Haverton was a spiteful and uncaring place, painted in stark greys and home only to those robbed of their humanity. During one particularly memorable scene, two men hunched over a fire offered you a hunk of meat. It was an alarmingly selfless gesture from characters caught in a world that had, until that point, offered only sadists, a child, and the dead. If you snooped around a little, though, you soon found cages with human skulls inside them.
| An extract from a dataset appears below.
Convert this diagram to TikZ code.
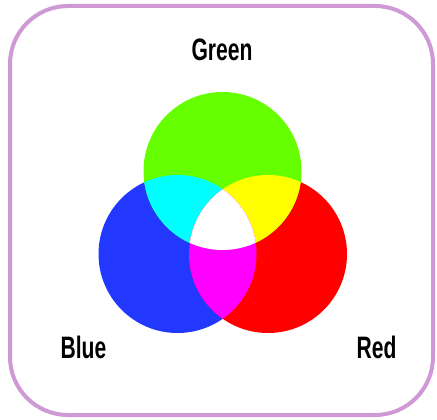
\documentclass[tikz,border=0pt]{standalone}
\usepackage{fontspec}
\setmainfont{Liberation Sans}
\newfontfamily\labelfont[FakeStretch=0.68]{Liberation Sans}
\usepackage{xcolor}
\definecolor{rgbgreen}{RGB}{102,255,0}
\definecolor{rgbblue}{RGB}{34,56,255}
\definecolor{rgbred}{RGB}{255,0,0}
\definecolor{rgbcyan}{RGB}{0,255,255}
\definecolor{rgbyellow}{RGB}{255,255,0}
\definecolor{rgbmagenta}{RGB}{255,0,255}
\definecolor{frameorchid}{RGB}{206,153,212}
\usetikzlibrary{positioning}

\tikzset{
  light/.style={circle, minimum size=158pt, inner sep=0pt, draw=none},
  lightlabel/.style={font=\labelfont\bfseries\fontsize{31}{31}\selectfont, anchor=base, inner sep=0pt}
}

\begin{document}
\begin{tikzpicture}[x=1pt, y=-1pt]
\useasboundingbox (0,0) rectangle (437,420);

% === Frame ===
\node[draw=frameorchid, line width=4pt, rounded corners=58pt,
      minimum width=423pt, minimum height=409pt, inner sep=0pt] (frame) at (221.5,210.5) {};

% === Primary lights ===
\node[light, fill=rgbblue]  (blue)  at (177.5,254) {};
\node[light, fill=rgbred]   (red)   at (268,254) {};
\node[light, fill=rgbgreen] (green) at (222.5,171) {};

% === Overlaps ===
\begin{scope}
  \clip (green.center) circle (79pt);
  \fill[rgbcyan] (blue.center) circle (79pt);
  \fill[rgbyellow] (red.center) circle (79pt);
\end{scope}
\begin{scope}
  \clip (blue.center) circle (79pt);
  \fill[rgbmagenta] (red.center) circle (79pt);
  \clip (red.center) circle (79pt);
  \fill[white] (green.center) circle (79pt);
\end{scope}

% === Labels ===
\node[lightlabel] (greenlabel) at (222,61) {Green};
\node[lightlabel] (bluelabel)  at (83.5,358) {Blue};
\node[lightlabel] (redlabel)   at (376.5,358) {Red};

\end{tikzpicture}
\end{document}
Haverton was powerful in its wickedness and did a good job of papering over some of I Am Alive’s more prominent flaws.
Winner: Corvo Attano (Dishonored)
Runner-up: Mark (Mark of the Ninja)
It’s been a bumper year for wily bastards in video games, such as Far Cry 3’s Jason Something, Dishonored’s Corvo Attano, and Mark from, err, Mark of the Ninja — not to mention characters from the likes of Lone Survivor and Hotline Miami.
But it’s Dishonored’s disgraced bodyguard and murderer extraordinaire Corvo who scoops the award for King of the Wilies (mind the lone “l” there). Corvo’s knack for teleporting gave him the upper hand over his peers, but even without that advantage, his deep well of tricks and murdering abilities (conjuring rats and slowing time to a standstill were two of the best) meant Corvo was well out in front of the pack. He was presumably loitering in the shadows somewhere like a steampunk Gary Glitter.
Best ego massage
(SPOILER SPOILER SPOILER)
(YOU HAVE BEEN SPOILER-WARNED)
Games are mostly about empowerment. In Dishonored, Corvo’s cache of party tricks did a sensational job of conferring on the player a gross sense of power. But it was a moment of silence — a transient scene at the end of a level that featured almost no killing — that triggered that feeling better than any other.
It came after Corvo had weaseled his way into a fancy dress party disguised as himself (in what was basically the best Hitman level all year). Having hidden in plain sight and satisfied the mission objectives, Corvo left the party, but not before scrawling his name in the guest book.
It was a sensational “screw you” to all the guards who had made your getting there awkward. Your wits, not your trigger finger, had got the better of Dunwall’s finest. A real moment of class.